### SOURCE DATA
▬▬▬▬▬▬▬▬▬▬
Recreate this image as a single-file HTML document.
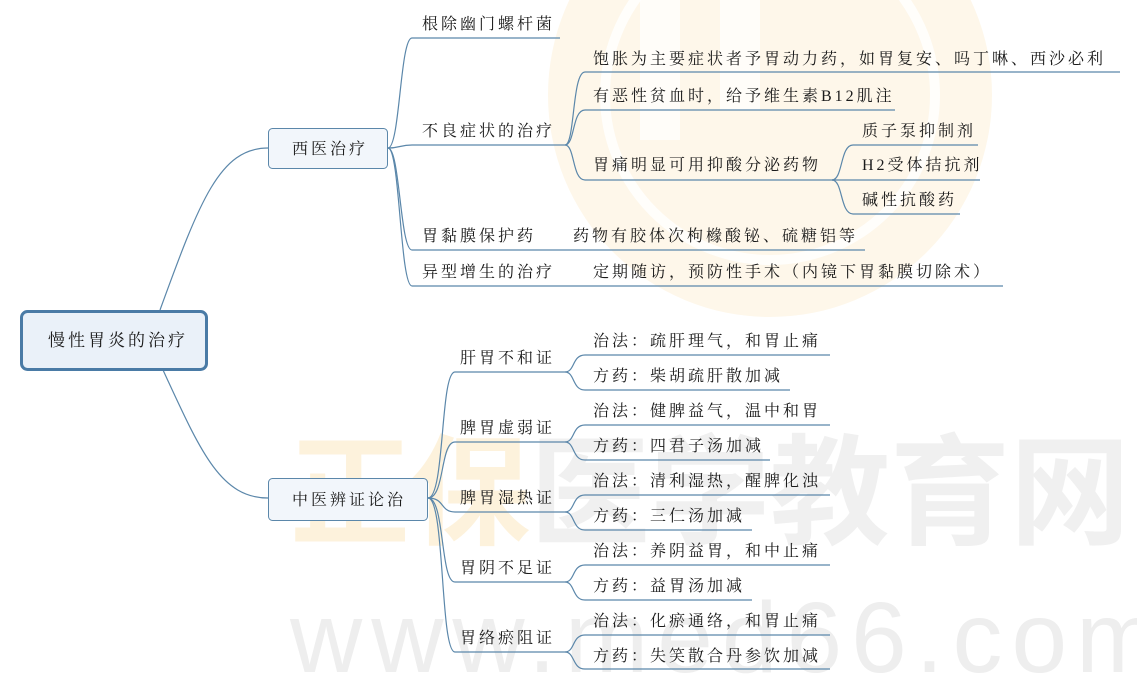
<!DOCTYPE html>
<html><head><meta charset="utf-8"><style>
html,body{margin:0;padding:0;background:#fff;}
svg{display:block;}
text{font-family:"Liberation Serif","Noto Serif CJK SC","Noto Sans CJK SC",serif;font-size:16px;fill:#1a1a1a;letter-spacing:3px;}
.wm{font-family:"Liberation Sans","Noto Sans CJK SC",sans-serif;letter-spacing:0;}
</style></head><body>
<svg width="1137" height="681" viewBox="0 0 1137 681" xmlns="http://www.w3.org/2000/svg">
<!-- watermark -->
<circle cx="770" cy="95" r="222" fill="#fef7ea"/>
<circle cx="770" cy="95" r="165" fill="none" stroke="#fff" stroke-width="10" opacity="0.8"/>
<rect x="640" y="0" width="40" height="140" fill="#fff" opacity="0.7"/>
<rect x="720" y="0" width="40" height="110" fill="#fff" opacity="0.7"/>
<text class="wm" x="290" y="535" style="font-size:120px;fill:#fdf2dc;font-weight:bold">正保</text>
<text class="wm" x="530" y="535" style="font-size:120px;fill:#f0f0f0;font-weight:bold">医学教育网</text>
<text class="wm" x="290" y="672" style="font-size:100px;fill:#eeeeee;letter-spacing:9px">www.med66.com</text>

<g fill="none" stroke="#5b87aa" stroke-width="1.2">
<path d="M160 310 C200 200,220 148,268 148"/>
<path d="M163 370 C200 450,220 498,268 498"/>
<path d="M388 148 C400 148,400 38,412 38 L560 38"/>
<path d="M388 148 C400 148,400 145,412 145 L565 145"/>
<path d="M388 148 C400 148,400 250,412 250 L865 250"/>
<path d="M388 148 C400 148,400 286,412 286 L1003 286"/>
<path d="M565 145 C575 145,572 72,585 72 L1120 72"/>
<path d="M565 145 C575 145,572 110,585 110 L895 110"/>
<path d="M565 145 C575 145,572 180,585 180 L835 180"/>
<path d="M832 180 C843 180,840 145,853 145 L978 145"/>
<path d="M832 180 L980 180"/>
<path d="M832 180 C843 180,840 214,853 214 L960 214"/>
<path d="M428 498 C445 498,440 372,455 372 L565 372"/>
<path d="M428 498 C445 498,440 442,455 442 L565 442"/>
<path d="M428 498 C445 498,440 512,455 512 L565 512"/>
<path d="M428 498 C445 498,440 582,455 582 L565 582"/>
<path d="M428 498 C445 498,440 652,455 652 L565 652"/>
<path d="M565 372 C575 372,572 355,585 355 L830 355"/><path d="M565 372 C575 372,572 390,585 390 L790 390"/>
<path d="M565 442 C575 442,572 425,585 425 L830 425"/><path d="M565 442 C575 442,572 460,585 460 L770 460"/>
<path d="M565 512 C575 512,572 495,585 495 L830 495"/><path d="M565 512 C575 512,572 530,585 530 L752 530"/>
<path d="M565 582 C575 582,572 565,585 565 L830 565"/><path d="M565 582 C575 582,572 600,585 600 L752 600"/>
<path d="M565 652 C575 652,572 635,585 635 L830 635"/><path d="M565 652 C575 652,572 669,585 669 L830 669"/>
</g>

<rect x="21.5" y="311.5" width="185" height="58" rx="6" fill="#eaf1f9" stroke="#4a7ba6" stroke-width="3"/>
<text x="48" y="346" style="font-size:17px">慢性胃炎的治疗</text>
<rect x="268.5" y="128.5" width="119" height="40" rx="4" fill="#f2f6fb" stroke="#5b87aa"/>
<text x="292" y="154">西医治疗</text>
<rect x="268.5" y="478.5" width="159" height="42" rx="4" fill="#f2f6fb" stroke="#5b87aa"/>
<text x="292" y="505">中医辨证论治</text>

<text x="422" y="29">根除幽门螺杆菌</text>
<text x="422" y="136">不良症状的治疗</text>
<text x="593" y="64">饱胀为主要症状者予胃动力药，如胃复安、吗丁啉、西沙必利</text>
<text x="593" y="101">有恶性贫血时，给予维生素B12肌注</text>
<text x="593" y="170">胃痛明显可用抑酸分泌药物</text>
<text x="862" y="136">质子泵抑制剂</text>
<text x="862" y="170">H2受体拮抗剂</text>
<text x="862" y="205">碱性抗酸药</text>
<text x="422" y="241">胃黏膜保护药</text>
<text x="573" y="241">药物有胶体次枸橼酸铋、硫糖铝等</text>
<text x="422" y="277">异型增生的治疗</text>
<text x="593" y="277">定期随访，预防性手术（内镜下胃黏膜切除术）</text>

<text x="460" y="363">肝胃不和证</text>
<text x="460" y="433">脾胃虚弱证</text>
<text x="460" y="503">脾胃湿热证</text>
<text x="460" y="573">胃阴不足证</text>
<text x="460" y="643">胃络瘀阻证</text>
<text x="593" y="346">治法：疏肝理气，和胃止痛</text>
<text x="593" y="381">方药：柴胡疏肝散加减</text>
<text x="593" y="416">治法：健脾益气，温中和胃</text>
<text x="593" y="451">方药：四君子汤加减</text>
<text x="593" y="486">治法：清利湿热，醒脾化浊</text>
<text x="593" y="521">方药：三仁汤加减</text>
<text x="593" y="556">治法：养阴益胃，和中止痛</text>
<text x="593" y="591">方药：益胃汤加减</text>
<text x="593" y="626">治法：化瘀通络，和胃止痛</text>
<text x="593" y="661">方药：失笑散合丹参饮加减</text>
</svg>
</body></html>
▬▬▬▬▬▬▬▬▬▬
### DIRECTIONS FOR THIS TASK
Leave out the pictures and restate everything else word for word.

### SOLUTION TO THE EXERCISE
Recreate this image as a single-file HTML document.
<!DOCTYPE html>
<html><head><meta charset="utf-8"><style>
html,body{margin:0;padding:0;background:#fff;}
svg{display:block;}
text{font-family:"Liberation Serif","Noto Serif CJK SC","Noto Sans CJK SC",serif;font-size:16px;fill:#1a1a1a;letter-spacing:3px;}
.wm{font-family:"Liberation Sans","Noto Sans CJK SC",sans-serif;letter-spacing:0;}
</style></head><body>
<svg width="1137" height="681" viewBox="0 0 1137 681" xmlns="http://www.w3.org/2000/svg">
<!-- watermark -->
<circle cx="770" cy="95" r="222" fill="#fef7ea"/>
<circle cx="770" cy="95" r="165" fill="none" stroke="#fff" stroke-width="10" opacity="0.8"/>
<rect x="640" y="0" width="40" height="140" fill="#fff" opacity="0.7"/>
<rect x="720" y="0" width="40" height="110" fill="#fff" opacity="0.7"/>
<text class="wm" x="290" y="535" style="font-size:120px;fill:#fdf2dc;font-weight:bold">正保</text>
<text class="wm" x="530" y="535" style="font-size:120px;fill:#f0f0f0;font-weight:bold">医学教育网</text>
<text class="wm" x="290" y="672" style="font-size:100px;fill:#eeeeee;letter-spacing:9px">www.med66.com</text>

<g fill="none" stroke="#5b87aa" stroke-width="1.2">
<path d="M160 310 C200 200,220 148,268 148"/>
<path d="M163 370 C200 450,220 498,268 498"/>
<path d="M388 148 C400 148,400 38,412 38 L560 38"/>
<path d="M388 148 C400 148,400 145,412 145 L565 145"/>
<path d="M388 148 C400 148,400 250,412 250 L865 250"/>
<path d="M388 148 C400 148,400 286,412 286 L1003 286"/>
<path d="M565 145 C575 145,572 72,585 72 L1120 72"/>
<path d="M565 145 C575 145,572 110,585 110 L895 110"/>
<path d="M565 145 C575 145,572 180,585 180 L835 180"/>
<path d="M832 180 C843 180,840 145,853 145 L978 145"/>
<path d="M832 180 L980 180"/>
<path d="M832 180 C843 180,840 214,853 214 L960 214"/>
<path d="M428 498 C445 498,440 372,455 372 L565 372"/>
<path d="M428 498 C445 498,440 442,455 442 L565 442"/>
<path d="M428 498 C445 498,440 512,455 512 L565 512"/>
<path d="M428 498 C445 498,440 582,455 582 L565 582"/>
<path d="M428 498 C445 498,440 652,455 652 L565 652"/>
<path d="M565 372 C575 372,572 355,585 355 L830 355"/><path d="M565 372 C575 372,572 390,585 390 L790 390"/>
<path d="M565 442 C575 442,572 425,585 425 L830 425"/><path d="M565 442 C575 442,572 460,585 460 L770 460"/>
<path d="M565 512 C575 512,572 495,585 495 L830 495"/><path d="M565 512 C575 512,572 530,585 530 L752 530"/>
<path d="M565 582 C575 582,572 565,585 565 L830 565"/><path d="M565 582 C575 582,572 600,585 600 L752 600"/>
<path d="M565 652 C575 652,572 635,585 635 L830 635"/><path d="M565 652 C575 652,572 669,585 669 L830 669"/>
</g>

<rect x="21.5" y="311.5" width="185" height="58" rx="6" fill="#eaf1f9" stroke="#4a7ba6" stroke-width="3"/>
<text x="48" y="346" style="font-size:17px">慢性胃炎的治疗</text>
<rect x="268.5" y="128.5" width="119" height="40" rx="4" fill="#f2f6fb" stroke="#5b87aa"/>
<text x="292" y="154">西医治疗</text>
<rect x="268.5" y="478.5" width="159" height="42" rx="4" fill="#f2f6fb" stroke="#5b87aa"/>
<text x="292" y="505">中医辨证论治</text>

<text x="422" y="29">根除幽门螺杆菌</text>
<text x="422" y="136">不良症状的治疗</text>
<text x="593" y="64">饱胀为主要症状者予胃动力药，如胃复安、吗丁啉、西沙必利</text>
<text x="593" y="101">有恶性贫血时，给予维生素B12肌注</text>
<text x="593" y="170">胃痛明显可用抑酸分泌药物</text>
<text x="862" y="136">质子泵抑制剂</text>
<text x="862" y="170">H2受体拮抗剂</text>
<text x="862" y="205">碱性抗酸药</text>
<text x="422" y="241">胃黏膜保护药</text>
<text x="573" y="241">药物有胶体次枸橼酸铋、硫糖铝等</text>
<text x="422" y="277">异型增生的治疗</text>
<text x="593" y="277">定期随访，预防性手术（内镜下胃黏膜切除术）</text>

<text x="460" y="363">肝胃不和证</text>
<text x="460" y="433">脾胃虚弱证</text>
<text x="460" y="503">脾胃湿热证</text>
<text x="460" y="573">胃阴不足证</text>
<text x="460" y="643">胃络瘀阻证</text>
<text x="593" y="346">治法：疏肝理气，和胃止痛</text>
<text x="593" y="381">方药：柴胡疏肝散加减</text>
<text x="593" y="416">治法：健脾益气，温中和胃</text>
<text x="593" y="451">方药：四君子汤加减</text>
<text x="593" y="486">治法：清利湿热，醒脾化浊</text>
<text x="593" y="521">方药：三仁汤加减</text>
<text x="593" y="556">治法：养阴益胃，和中止痛</text>
<text x="593" y="591">方药：益胃汤加减</text>
<text x="593" y="626">治法：化瘀通络，和胃止痛</text>
<text x="593" y="661">方药：失笑散合丹参饮加减</text>
</svg>
</body></html>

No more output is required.